Print, word for word, the opening line of the data below and every line after it through the line that contains "x_idx = list(range(0, 512, 2)) + [511]", but not the pictures.
□ □ □
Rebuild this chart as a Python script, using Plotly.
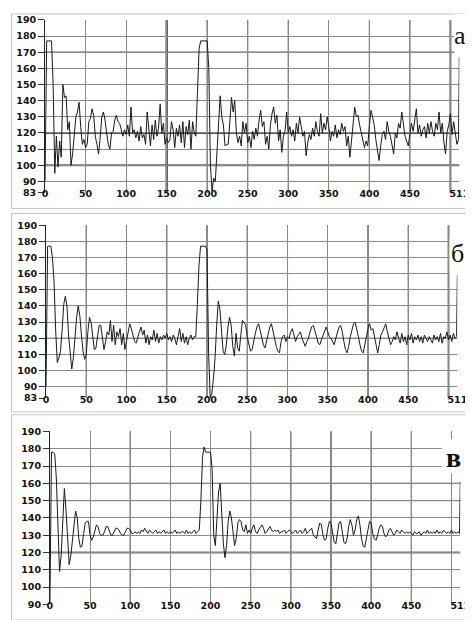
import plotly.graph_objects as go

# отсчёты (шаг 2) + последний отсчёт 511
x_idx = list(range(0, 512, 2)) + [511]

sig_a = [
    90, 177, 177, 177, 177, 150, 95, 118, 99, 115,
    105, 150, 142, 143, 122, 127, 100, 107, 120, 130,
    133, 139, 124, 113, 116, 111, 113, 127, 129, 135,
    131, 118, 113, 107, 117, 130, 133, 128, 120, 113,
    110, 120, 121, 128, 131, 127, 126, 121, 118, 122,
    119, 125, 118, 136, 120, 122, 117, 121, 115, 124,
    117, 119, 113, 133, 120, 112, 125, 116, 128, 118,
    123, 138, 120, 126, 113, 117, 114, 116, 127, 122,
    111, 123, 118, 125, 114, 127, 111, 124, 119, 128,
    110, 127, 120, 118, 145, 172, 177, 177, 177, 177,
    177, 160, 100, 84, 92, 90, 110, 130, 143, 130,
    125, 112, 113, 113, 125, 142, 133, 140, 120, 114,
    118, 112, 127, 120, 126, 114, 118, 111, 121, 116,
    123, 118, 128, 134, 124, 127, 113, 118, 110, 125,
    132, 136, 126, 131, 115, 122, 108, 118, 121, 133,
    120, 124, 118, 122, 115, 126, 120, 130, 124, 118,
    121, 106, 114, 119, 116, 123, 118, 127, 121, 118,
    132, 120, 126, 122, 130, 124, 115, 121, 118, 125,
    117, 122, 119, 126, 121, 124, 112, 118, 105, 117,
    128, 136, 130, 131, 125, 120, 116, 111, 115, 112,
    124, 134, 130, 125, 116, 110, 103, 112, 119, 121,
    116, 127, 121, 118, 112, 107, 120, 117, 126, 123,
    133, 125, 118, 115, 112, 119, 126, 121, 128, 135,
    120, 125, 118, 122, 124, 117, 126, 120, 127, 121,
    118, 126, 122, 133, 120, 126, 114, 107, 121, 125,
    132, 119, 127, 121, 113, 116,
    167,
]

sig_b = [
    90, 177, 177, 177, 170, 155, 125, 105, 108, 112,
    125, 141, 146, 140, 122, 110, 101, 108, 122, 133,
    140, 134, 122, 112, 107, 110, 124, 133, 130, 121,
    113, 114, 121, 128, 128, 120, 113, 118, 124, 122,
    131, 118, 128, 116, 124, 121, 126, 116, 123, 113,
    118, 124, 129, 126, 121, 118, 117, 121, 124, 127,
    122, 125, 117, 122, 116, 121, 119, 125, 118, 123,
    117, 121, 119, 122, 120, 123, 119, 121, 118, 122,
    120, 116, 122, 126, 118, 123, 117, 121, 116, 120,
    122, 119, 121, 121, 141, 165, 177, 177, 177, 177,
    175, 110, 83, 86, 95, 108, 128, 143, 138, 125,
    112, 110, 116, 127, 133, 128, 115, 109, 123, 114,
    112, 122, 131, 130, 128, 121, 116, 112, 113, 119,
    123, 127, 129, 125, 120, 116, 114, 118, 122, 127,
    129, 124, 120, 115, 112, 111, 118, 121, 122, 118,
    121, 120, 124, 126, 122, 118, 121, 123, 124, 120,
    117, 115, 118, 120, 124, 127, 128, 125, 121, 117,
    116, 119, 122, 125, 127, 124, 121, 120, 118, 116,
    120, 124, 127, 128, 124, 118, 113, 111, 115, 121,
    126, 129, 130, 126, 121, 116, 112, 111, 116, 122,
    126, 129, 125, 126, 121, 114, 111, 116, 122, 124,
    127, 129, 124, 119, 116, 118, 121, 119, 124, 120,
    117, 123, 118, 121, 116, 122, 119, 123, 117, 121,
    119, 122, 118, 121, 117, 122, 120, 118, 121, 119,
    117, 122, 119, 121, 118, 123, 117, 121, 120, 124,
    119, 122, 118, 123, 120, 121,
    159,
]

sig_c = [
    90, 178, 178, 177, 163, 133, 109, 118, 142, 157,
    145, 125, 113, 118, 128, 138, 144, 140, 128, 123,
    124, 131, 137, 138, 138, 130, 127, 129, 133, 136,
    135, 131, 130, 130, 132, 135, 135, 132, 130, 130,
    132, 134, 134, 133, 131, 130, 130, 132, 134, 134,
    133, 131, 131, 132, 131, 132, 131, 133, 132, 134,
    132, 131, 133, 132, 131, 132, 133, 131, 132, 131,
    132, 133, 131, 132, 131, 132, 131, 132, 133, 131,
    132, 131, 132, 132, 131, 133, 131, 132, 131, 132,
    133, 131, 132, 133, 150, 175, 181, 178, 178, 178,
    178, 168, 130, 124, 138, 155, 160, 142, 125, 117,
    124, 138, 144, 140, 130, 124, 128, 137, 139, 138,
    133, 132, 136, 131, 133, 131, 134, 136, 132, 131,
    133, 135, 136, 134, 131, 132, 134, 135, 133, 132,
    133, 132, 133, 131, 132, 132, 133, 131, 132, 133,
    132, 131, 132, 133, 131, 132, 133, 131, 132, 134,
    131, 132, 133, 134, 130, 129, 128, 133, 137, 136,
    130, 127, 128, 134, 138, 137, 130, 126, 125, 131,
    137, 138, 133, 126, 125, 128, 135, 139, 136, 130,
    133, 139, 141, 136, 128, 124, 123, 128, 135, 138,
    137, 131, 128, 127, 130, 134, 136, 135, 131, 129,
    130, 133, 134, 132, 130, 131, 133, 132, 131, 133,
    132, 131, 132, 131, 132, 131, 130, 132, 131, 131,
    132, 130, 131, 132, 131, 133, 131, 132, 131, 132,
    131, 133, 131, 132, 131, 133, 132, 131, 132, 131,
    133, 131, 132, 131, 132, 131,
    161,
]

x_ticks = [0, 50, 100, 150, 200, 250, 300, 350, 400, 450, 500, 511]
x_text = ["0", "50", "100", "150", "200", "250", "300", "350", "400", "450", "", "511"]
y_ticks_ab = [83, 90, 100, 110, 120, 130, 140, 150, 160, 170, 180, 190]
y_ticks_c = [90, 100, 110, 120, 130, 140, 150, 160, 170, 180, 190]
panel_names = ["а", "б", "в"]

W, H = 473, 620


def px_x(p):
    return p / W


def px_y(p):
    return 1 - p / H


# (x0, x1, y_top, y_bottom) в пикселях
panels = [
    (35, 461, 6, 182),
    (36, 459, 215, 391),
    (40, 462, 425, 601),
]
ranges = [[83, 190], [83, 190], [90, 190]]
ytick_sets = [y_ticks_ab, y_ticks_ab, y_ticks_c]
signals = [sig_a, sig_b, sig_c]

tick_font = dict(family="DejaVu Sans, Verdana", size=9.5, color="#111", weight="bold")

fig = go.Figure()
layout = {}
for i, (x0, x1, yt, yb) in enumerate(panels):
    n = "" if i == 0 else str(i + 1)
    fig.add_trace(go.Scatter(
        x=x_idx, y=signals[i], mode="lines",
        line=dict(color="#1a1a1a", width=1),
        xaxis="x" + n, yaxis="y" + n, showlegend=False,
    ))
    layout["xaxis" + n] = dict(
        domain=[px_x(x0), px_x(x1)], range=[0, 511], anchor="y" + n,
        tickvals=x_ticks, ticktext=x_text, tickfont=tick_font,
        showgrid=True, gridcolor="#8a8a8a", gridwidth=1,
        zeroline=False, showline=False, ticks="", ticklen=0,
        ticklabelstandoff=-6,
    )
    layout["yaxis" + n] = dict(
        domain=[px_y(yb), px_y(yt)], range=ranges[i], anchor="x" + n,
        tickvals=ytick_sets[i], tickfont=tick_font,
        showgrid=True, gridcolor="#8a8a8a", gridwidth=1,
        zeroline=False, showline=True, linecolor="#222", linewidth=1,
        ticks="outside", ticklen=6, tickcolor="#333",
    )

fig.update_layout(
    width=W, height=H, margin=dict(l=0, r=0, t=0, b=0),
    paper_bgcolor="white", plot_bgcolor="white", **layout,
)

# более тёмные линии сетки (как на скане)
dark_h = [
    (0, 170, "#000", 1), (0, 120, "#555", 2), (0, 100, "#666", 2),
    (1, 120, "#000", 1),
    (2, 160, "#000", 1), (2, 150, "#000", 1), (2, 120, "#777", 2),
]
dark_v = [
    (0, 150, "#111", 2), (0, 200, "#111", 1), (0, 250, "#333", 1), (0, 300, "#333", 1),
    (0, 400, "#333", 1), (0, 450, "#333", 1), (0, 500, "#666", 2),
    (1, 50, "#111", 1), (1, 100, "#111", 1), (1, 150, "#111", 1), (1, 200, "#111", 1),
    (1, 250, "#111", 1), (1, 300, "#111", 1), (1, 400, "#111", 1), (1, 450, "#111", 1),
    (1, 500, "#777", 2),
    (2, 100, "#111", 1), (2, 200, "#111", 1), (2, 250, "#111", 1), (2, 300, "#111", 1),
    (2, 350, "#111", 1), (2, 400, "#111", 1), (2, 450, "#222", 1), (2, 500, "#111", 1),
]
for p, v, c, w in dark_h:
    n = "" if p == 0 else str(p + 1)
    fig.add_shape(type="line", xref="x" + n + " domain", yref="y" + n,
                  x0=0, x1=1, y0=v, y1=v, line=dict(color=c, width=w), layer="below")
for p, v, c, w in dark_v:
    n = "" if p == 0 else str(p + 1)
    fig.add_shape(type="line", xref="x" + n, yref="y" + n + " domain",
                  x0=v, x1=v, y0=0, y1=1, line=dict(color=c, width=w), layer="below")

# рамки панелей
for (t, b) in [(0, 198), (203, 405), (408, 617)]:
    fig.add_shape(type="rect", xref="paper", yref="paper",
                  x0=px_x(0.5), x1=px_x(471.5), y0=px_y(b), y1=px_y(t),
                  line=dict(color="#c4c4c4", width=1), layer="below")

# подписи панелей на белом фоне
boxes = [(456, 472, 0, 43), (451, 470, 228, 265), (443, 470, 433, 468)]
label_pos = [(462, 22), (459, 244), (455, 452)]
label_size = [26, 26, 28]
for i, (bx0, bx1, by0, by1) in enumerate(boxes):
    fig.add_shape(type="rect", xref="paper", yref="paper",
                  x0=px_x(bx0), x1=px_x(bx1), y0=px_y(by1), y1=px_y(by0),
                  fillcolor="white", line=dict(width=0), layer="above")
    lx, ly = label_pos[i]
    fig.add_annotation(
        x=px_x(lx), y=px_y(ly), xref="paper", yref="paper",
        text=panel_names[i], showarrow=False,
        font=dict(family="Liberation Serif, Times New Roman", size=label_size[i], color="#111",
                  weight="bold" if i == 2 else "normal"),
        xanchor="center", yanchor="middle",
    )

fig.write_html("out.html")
□ □ □
RESPONSE FOR THIS EXERCISE:
Rebuild this chart as a Python script, using Plotly.
import plotly.graph_objects as go

# отсчёты (шаг 2) + последний отсчёт 511
x_idx = list(range(0, 512, 2)) + [511]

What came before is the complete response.